Unrelated California Laws Did Not Extend Employer’s Deadline for Paying Arbitration Fees
Takeaway: A provision of California law that went into effect in 2021 obligates a company that drafts an arbitration agreement to pay its share of arbitration fees by no later than 30 days after the date they are due. Two other unrelated California laws did not extend this deadline.
An employer that paid its arbitration fees three days late could not compel an employee to arbitrate his wage and hour claims, a California appeals court ruled. A provision of California’s Code of Civil Procedure that went into effect in 2021 obligates a company that drafts an arbitration agreement to pay its share of arbitration fees by no later than 30 days after the date they are due, and two other unrelated California laws did not act to extend this deadline, the court said.
The employee sued his employer for alleged wage and hour violations, and the employer successfully moved to bring the claims to arbitration, as provided in the employment agreement that the employer drafted. When the employer waited more than 30 days to pay its share of the arbitrator’s initial filing fee, the employee moved to have the claims heard in court rather than decided by an arbitrator, but the trial court denied the motion, and the employee sought review in the appeals court.
In late October 2022, on the employer’s motion, the trial court ordered the parties to arbitration. On Dec. 2, 2022, the arbitration provider issued an email invoice for the initial filing fee to the employer marked “due upon receipt.” The total fee due was $1,750, with $400 allocated to the employee and $1,350 to the employer.
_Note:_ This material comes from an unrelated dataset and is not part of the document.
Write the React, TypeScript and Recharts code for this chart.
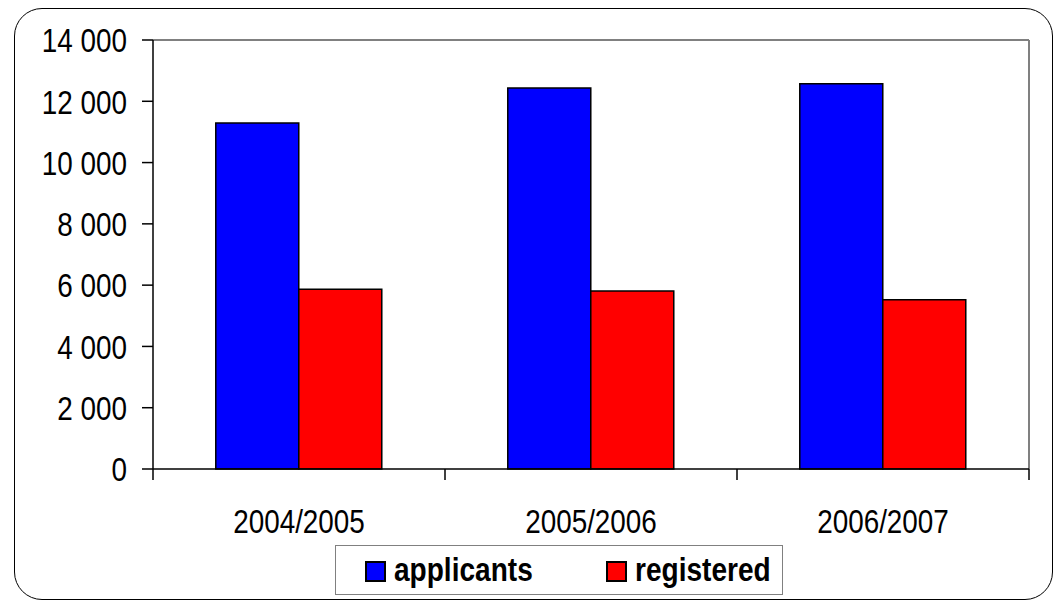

Though it was not required to do so, the arbitration provider followed up on Dec. 19, 2022, to request a status of payment. The employer did not pay its share of the invoice until Jan. 4, 2023.
The employer asserted that it had until the close of business on Jan. 5, 2022, to pay the invoice, making its Jan. 4 payment timely. While conceding that its payment would normally have been due on Jan. 1, 2023—30 calendar days after Dec. 2, 2022—the employer argued that other unrelated California statutes extended the due date until Jan. 5.
The court reversed the trial court ruling, concluding that the grace period for the employer’s payment of arbitration fees was not extended to Jan. 5, 2023.
Under California’s Civil Procedure Code, an invoice for the payment of arbitration costs is due upon receipt but also allows a grace period for payment of “30 days after the due date.” Failure to pay on time constitutes a material breach of the arbitration agreement, the court explained.
The employer claimed that two unrelated provisions of the Civil Procedure Code operated to extend the 30-day grace period. Agreeing that the invoice due date in this case was Dec. 2, 2022, it first relied on a provision that extended certain deadlines that fell on a holiday. By the employer’s calculation, because 30 days from Dec. 2, 2022, would be Jan. 1, 2023, and because both Jan. 1 and 2 were holidays, the grace period for payment was extended to Jan. 3.
The employer then sought to tack on an additional two days based on another provision of the Civil Procedure Code that deals with the electronic service of documents. It provides that, for documents electronically filed with a court, two days may be added to the filing period.
The court said that it would assume without deciding that the first statute could potentially apply to extend the time for the employer’s payment of arbitration fees if the deadline for payment fell on a “holiday.” Even so, it said, the second statute simply does not apply to the email transmission of an invoice for arbitration fees. By its terms, the court said, the statute governs the service of documents in an action filed with the court. An arbitration proceeding is not “an action filed with the court,” and the invoice required is “provided” to the parties but is not “served.”
That an arbitration proceeding is not a court action is axiomatic, the court said. Private arbitration exists as an alternative to resolving disputes in the public court system.
Moreover, the court said, the statute at issue governs the electronic service of documents. “Service” is a legal term of art. Typically, it involves sending service copies of documents filed with the court to opposing parties in the litigation. Even if the service procedures somehow extended to arbitrations in general, the document that the employer seeks to apply it to is not something that is “served.” It is an invoice—a bill for anticipated services—that governs the economic relationship between the provider and the parties. It is not a document filed with the court or, by analogy, the arbitrator, the court said.
Suarez v. Superior Court, Calif. Ct. App., No. D082429 (Jan. 24, 2024).
Joanne Deschenaux, J.D., is a freelance writer in Annapolis, Md.